**Required task**
Skip all pictures. Write out the data below from its first line through the line that contains "5.98, 5.79, 6.05]".

**Data shown**
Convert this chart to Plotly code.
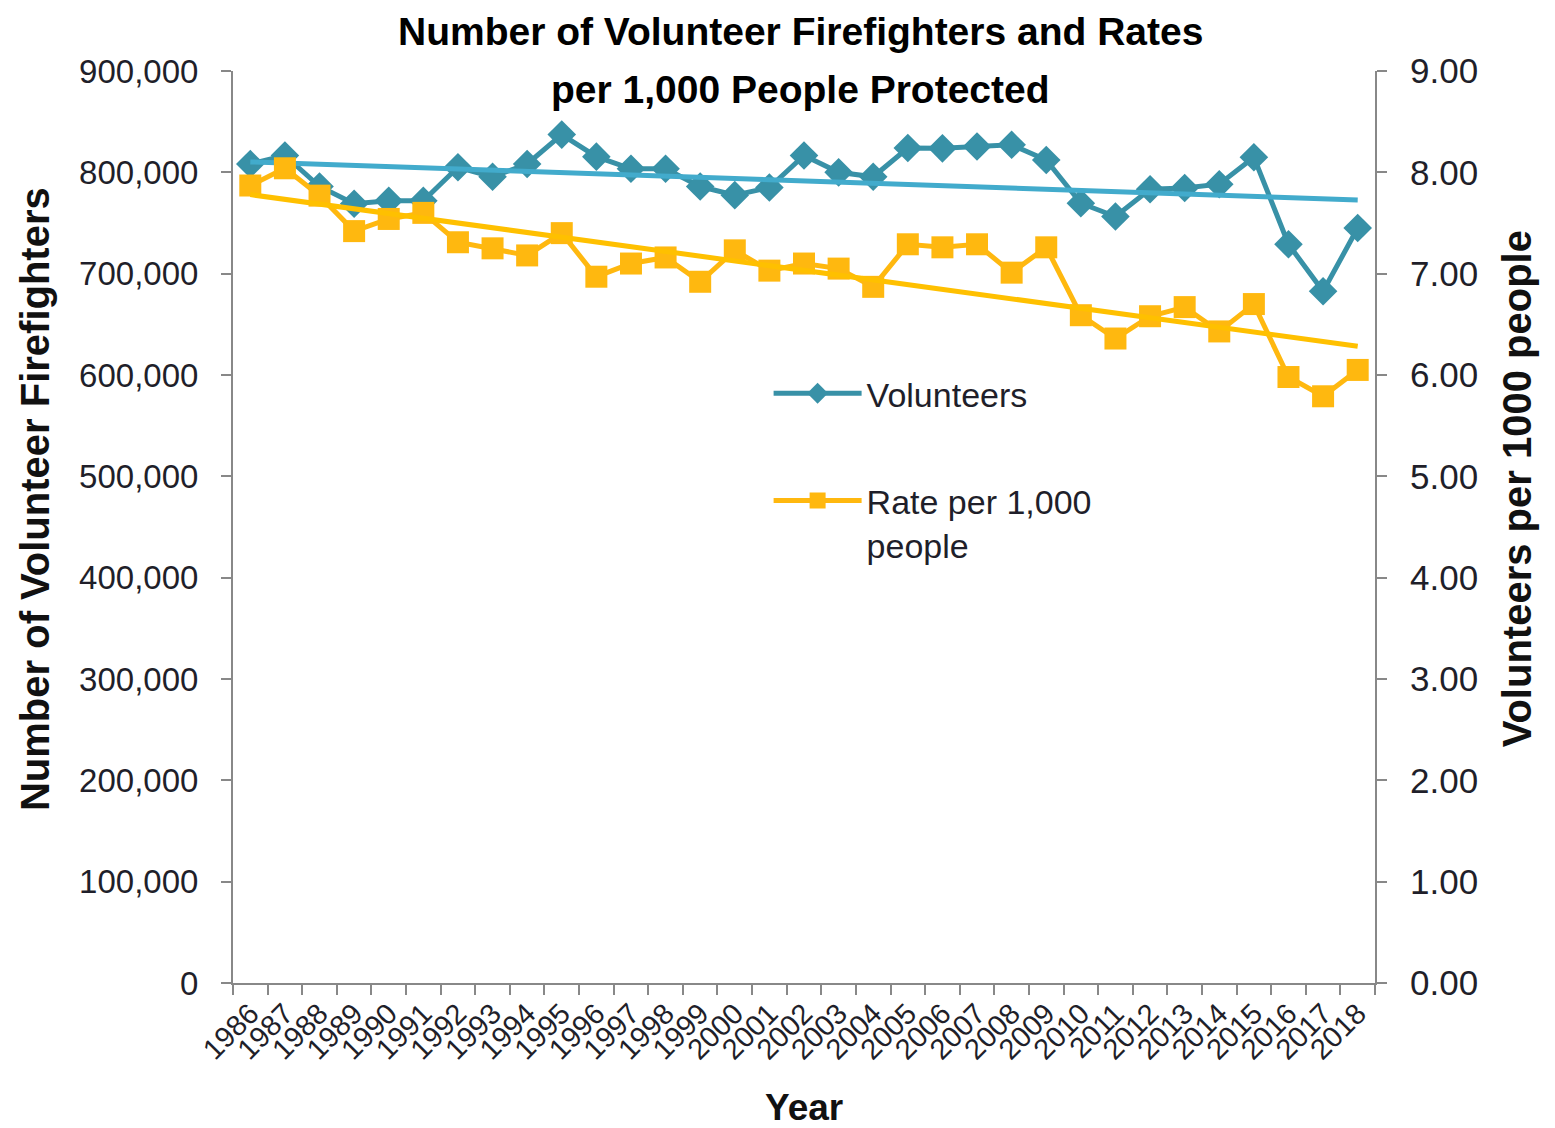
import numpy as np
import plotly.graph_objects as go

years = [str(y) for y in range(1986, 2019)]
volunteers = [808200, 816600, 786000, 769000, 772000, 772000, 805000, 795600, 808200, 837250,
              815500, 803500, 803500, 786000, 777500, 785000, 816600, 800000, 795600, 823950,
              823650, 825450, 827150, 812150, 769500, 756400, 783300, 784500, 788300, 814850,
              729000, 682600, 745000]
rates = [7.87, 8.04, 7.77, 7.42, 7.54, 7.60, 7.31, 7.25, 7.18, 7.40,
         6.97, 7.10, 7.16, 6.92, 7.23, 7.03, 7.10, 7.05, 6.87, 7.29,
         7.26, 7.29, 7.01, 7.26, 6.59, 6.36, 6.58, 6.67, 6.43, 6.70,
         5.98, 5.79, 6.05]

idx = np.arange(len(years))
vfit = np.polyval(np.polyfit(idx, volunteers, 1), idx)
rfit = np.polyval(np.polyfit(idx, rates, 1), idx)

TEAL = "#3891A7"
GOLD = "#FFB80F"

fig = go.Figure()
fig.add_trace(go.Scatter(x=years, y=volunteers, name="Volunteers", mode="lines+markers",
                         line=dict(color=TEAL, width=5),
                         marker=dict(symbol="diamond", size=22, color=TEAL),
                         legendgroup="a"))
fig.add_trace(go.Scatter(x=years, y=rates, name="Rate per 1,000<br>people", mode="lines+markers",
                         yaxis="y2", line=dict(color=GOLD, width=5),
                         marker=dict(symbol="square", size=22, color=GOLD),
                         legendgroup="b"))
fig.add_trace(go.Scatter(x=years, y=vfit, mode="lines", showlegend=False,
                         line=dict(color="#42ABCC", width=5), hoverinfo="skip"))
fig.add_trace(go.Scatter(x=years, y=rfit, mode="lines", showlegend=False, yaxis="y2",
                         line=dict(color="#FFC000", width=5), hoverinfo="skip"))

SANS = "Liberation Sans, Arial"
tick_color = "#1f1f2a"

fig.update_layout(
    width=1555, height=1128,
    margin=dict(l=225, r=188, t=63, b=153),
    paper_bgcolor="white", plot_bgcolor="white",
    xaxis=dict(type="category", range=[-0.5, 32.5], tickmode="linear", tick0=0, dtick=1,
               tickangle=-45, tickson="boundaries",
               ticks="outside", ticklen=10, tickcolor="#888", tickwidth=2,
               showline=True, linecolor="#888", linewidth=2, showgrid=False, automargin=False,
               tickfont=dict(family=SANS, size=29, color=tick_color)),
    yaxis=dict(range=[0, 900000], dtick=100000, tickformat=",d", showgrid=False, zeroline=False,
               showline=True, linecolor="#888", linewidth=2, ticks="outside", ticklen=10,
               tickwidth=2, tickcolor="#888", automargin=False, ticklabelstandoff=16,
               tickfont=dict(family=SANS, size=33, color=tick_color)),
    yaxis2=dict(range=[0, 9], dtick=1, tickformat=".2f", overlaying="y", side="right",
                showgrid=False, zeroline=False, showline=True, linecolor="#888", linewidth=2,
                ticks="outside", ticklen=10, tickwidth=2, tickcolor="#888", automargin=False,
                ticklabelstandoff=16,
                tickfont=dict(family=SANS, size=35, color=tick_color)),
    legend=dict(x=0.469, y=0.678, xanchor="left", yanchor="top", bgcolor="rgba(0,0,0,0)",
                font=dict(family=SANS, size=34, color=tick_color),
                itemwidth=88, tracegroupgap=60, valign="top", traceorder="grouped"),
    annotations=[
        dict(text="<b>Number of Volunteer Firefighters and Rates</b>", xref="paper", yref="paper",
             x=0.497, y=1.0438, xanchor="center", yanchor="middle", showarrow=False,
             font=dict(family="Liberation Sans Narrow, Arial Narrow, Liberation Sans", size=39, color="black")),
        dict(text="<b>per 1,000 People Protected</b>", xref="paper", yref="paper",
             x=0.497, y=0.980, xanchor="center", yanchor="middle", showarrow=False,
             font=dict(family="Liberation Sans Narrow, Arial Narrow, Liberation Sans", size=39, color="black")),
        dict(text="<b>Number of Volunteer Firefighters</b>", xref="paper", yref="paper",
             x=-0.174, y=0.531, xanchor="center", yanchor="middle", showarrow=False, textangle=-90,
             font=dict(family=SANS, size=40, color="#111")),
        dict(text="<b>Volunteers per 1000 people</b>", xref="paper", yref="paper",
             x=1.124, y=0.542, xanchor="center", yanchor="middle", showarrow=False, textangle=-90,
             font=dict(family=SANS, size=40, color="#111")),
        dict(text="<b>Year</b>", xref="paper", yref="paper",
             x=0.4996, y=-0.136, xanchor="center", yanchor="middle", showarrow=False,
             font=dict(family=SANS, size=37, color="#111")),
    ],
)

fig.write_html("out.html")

**Response below**
Convert this chart to Plotly code.
import numpy as np
import plotly.graph_objects as go

years = [str(y) for y in range(1986, 2019)]
volunteers = [808200, 816600, 786000, 769000, 772000, 772000, 805000, 795600, 808200, 837250,
              815500, 803500, 803500, 786000, 777500, 785000, 816600, 800000, 795600, 823950,
              823650, 825450, 827150, 812150, 769500, 756400, 783300, 784500, 788300, 814850,
              729000, 682600, 745000]
rates = [7.87, 8.04, 7.77, 7.42, 7.54, 7.60, 7.31, 7.25, 7.18, 7.40,
         6.97, 7.10, 7.16, 6.92, 7.23, 7.03, 7.10, 7.05, 6.87, 7.29,
         7.26, 7.29, 7.01, 7.26, 6.59, 6.36, 6.58, 6.67, 6.43, 6.70,
         5.98, 5.79, 6.05]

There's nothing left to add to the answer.